Disclaimer: I don’t own a mac, so I can’t offer personal experience, just what I’ve garnered from their site, and other folks experiences.
After seeing someone demo universal clipboard on iOS/Mac, It tried finding the Linux equivalent, and came up with KDEconnect. KDEconnect has been around for a few years (GSOC 2013) with the shared clipboard feature. Whereas the universal clipboard on the Mac just came out (Sept 2016) with Sierra/iOS10.
The parent app of mac’s universal clipboard is called “Continuity”, and has been around since iOS8/Yosemite circa Sept, 2014.
Pushbullet did universal copy & paste in August 2014.
I merely point these things out to show that this isn’t a new feature to computing in 2016, and I love how the tech industry builds on each others ideas to make cool products. However, I despise when companies become litigious jerks, claiming to be the originator/inventor when the clearly were not. This is especially true for a patent holder where there is a bunch of prior work/art/proof.
KDE Connect Features
- Shared clipboard: copy and paste between your phone and your computer (or any other device).
- Notification sync: Read your Android notifications from the desktop and vice versa.
- Share files and URLs instantly from one device to another.
- Multimedia remote control: Use your phone as a remote for Linux media players.
- Virtual touchpad: Use your phone screen as your computer’s touchpad.
- Trigger custom commands from your phone
- Reply to SMS from your desktop
It’s a KDE app, and I run i3wm. If you don’t run KDE, you are supposed to install indicator-kdeconnect. I didn’t want to do this since it wasn’t in my default repos…So I installed KDE (😲) breifly to test it out.
I only tested out the shared clipboard, and it worked perfectly in my limited testing of about 10 minutes. I was able to copy to and fro either laptop/android. Yes, I realize this is a poor test, and I should suspend/resume, disconnect/reconnect from the network on both devices, and do various iterations of that, amongst other things.
macOS Sierra: Continuity Features
- Handoff: “With Handoff, you can start work on one device, then switch to another nearby device and pick up where you left off.”
- Instant Hotspot: “Use Instant Hotspot with any Mac, iPhone, iPad, or iPod touch that meets the Continuity system requirements.
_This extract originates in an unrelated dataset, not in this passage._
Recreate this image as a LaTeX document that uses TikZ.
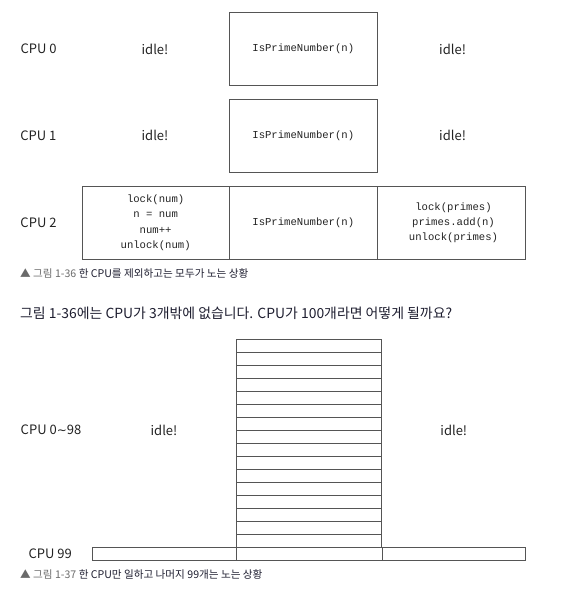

It works when your devices are near each other”
- Phone calling: “With the iPhone Cellular Calls feature, you can make and receive calls from your Mac, iPad, or iPod touch when those devices are on the same network as your iPhone.”
- SMS: “the text messages that you send and receive on your iPhone can appear on your Mac, iPad, and iPod touch as well. You can then continue the conversation from whichever device is closest to you.”
- Universal Clipboard: “you can copy text, images, photos, and video on one Apple device, then paste the content on another Apple device.”
- Auto Unlock: unlock your mac from your AppleWatch when in proximity.
- If running KDE and it isn’t there already:
apt-get install kdeconnect
- Download KDE Connect app from the android store and follow on screen setup
- Seems to be preinstalled with Sierra/iOS10. Just need to configure it.
KDE Connect uses network access, while Apple’s Continuity uses a combination of iCloud, network, and bluetooth.
KDE Connect utilizes TLS sockets now instead of the previously used RSA private key for encryption.
I couldn’t find much info on Continuity in regards to security.
These projects definitely have some overlap, but I only tested the universal clipboard on KDE Connect. I like how KDE Connect is open source, and limits everything to your local devices/network. It’s also hard to compare Desktop environments between everything that is available on Linux vs Apple’s desktop environment. (I’m sticking with i3wm)
There are also 3rd party apps like pushbullet that work over the cloud, but I’m not sure if I trust them, Apple, Google, nor any 3rd party with all my data, and feel it’s best to limit sharing your data wherever you can.